_WHAT TO PRODUCE_: Write out the data below in full, unchanged, minus the images.

.....

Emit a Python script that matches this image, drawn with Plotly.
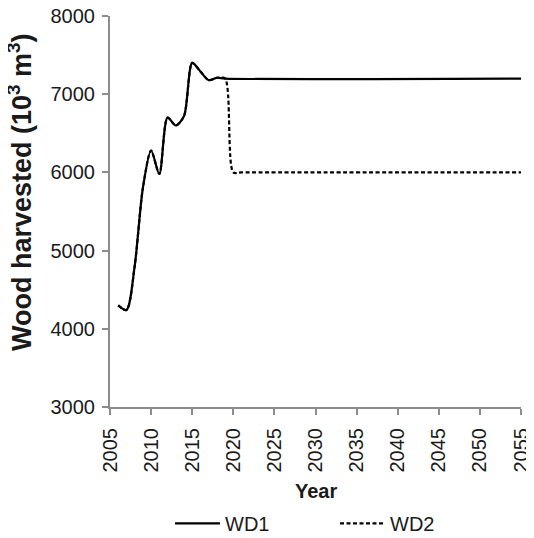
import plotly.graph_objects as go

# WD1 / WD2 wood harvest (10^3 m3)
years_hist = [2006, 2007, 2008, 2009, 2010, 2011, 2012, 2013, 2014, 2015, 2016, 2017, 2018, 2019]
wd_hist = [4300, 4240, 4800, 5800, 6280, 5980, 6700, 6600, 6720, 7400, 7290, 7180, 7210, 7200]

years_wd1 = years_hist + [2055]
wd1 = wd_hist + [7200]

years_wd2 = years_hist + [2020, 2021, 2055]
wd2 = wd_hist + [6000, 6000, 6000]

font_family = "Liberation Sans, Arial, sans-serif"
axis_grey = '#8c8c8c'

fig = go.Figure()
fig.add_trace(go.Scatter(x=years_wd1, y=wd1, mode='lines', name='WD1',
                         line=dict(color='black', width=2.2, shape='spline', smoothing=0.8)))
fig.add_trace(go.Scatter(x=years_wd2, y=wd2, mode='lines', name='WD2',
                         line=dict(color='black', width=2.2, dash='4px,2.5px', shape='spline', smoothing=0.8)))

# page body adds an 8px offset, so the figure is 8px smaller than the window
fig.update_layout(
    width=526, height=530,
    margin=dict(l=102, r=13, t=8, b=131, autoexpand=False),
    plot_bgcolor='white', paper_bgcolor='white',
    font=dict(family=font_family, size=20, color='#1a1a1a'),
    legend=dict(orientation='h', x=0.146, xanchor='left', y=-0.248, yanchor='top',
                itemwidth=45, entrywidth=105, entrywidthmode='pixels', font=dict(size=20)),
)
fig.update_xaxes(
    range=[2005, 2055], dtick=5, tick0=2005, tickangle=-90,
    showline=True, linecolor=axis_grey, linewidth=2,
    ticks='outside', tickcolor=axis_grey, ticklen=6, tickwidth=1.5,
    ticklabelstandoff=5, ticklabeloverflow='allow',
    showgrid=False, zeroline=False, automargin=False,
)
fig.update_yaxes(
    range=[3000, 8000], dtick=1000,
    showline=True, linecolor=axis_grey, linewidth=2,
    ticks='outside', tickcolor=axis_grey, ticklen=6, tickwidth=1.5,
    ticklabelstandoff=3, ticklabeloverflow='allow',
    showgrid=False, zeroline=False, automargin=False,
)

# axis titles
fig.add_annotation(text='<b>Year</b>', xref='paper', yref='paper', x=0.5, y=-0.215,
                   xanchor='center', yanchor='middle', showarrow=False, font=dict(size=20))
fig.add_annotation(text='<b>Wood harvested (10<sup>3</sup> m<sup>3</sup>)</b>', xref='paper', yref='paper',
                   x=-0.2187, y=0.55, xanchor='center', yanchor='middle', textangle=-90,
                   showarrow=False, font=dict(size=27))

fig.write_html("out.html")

.....

_ANSWER FOR THE TASK_:
Emit a Python script that matches this image, drawn with Plotly.
import plotly.graph_objects as go

# WD1 / WD2 wood harvest (10^3 m3)
years_hist = [2006, 2007, 2008, 2009, 2010, 2011, 2012, 2013, 2014, 2015, 2016, 2017, 2018, 2019]
wd_hist = [4300, 4240, 4800, 5800, 6280, 5980, 6700, 6600, 6720, 7400, 7290, 7180, 7210, 7200]

years_wd1 = years_hist + [2055]
wd1 = wd_hist + [7200]

years_wd2 = years_hist + [2020, 2021, 2055]
wd2 = wd_hist + [6000, 6000, 6000]

font_family = "Liberation Sans, Arial, sans-serif"
axis_grey = '#8c8c8c'

fig = go.Figure()
fig.add_trace(go.Scatter(x=years_wd1, y=wd1, mode='lines', name='WD1',
                         line=dict(color='black', width=2.2, shape='spline', smoothing=0.8)))
fig.add_trace(go.Scatter(x=years_wd2, y=wd2, mode='lines', name='WD2',
                         line=dict(color='black', width=2.2, dash='4px,2.5px', shape='spline', smoothing=0.8)))

# page body adds an 8px offset, so the figure is 8px smaller than the window
fig.update_layout(
    width=526, height=530,
    margin=dict(l=102, r=13, t=8, b=131, autoexpand=False),
    plot_bgcolor='white', paper_bgcolor='white',
    font=dict(family=font_family, size=20, color='#1a1a1a'),
    legend=dict(orientation='h', x=0.146, xanchor='left', y=-0.248, yanchor='top',
                itemwidth=45, entrywidth=105, entrywidthmode='pixels', font=dict(size=20)),
)
fig.update_xaxes(
    range=[2005, 2055], dtick=5, tick0=2005, tickangle=-90,
    showline=True, linecolor=axis_grey, linewidth=2,
    ticks='outside', tickcolor=axis_grey, ticklen=6, tickwidth=1.5,
    ticklabelstandoff=5, ticklabeloverflow='allow',
    showgrid=False, zeroline=False, automargin=False,
)
fig.update_yaxes(
    range=[3000, 8000], dtick=1000,
    showline=True, linecolor=axis_grey, linewidth=2,
    ticks='outside', tickcolor=axis_grey, ticklen=6, tickwidth=1.5,
    ticklabelstandoff=3, ticklabeloverflow='allow',
    showgrid=False, zeroline=False, automargin=False,
)

# axis titles
fig.add_annotation(text='<b>Year</b>', xref='paper', yref='paper', x=0.5, y=-0.215,
                   xanchor='center', yanchor='middle', showarrow=False, font=dict(size=20))
fig.add_annotation(text='<b>Wood harvested (10<sup>3</sup> m<sup>3</sup>)</b>', xref='paper', yref='paper',
                   x=-0.2187, y=0.55, xanchor='center', yanchor='middle', textangle=-90,
                   showarrow=False, font=dict(size=27))

fig.write_html("out.html")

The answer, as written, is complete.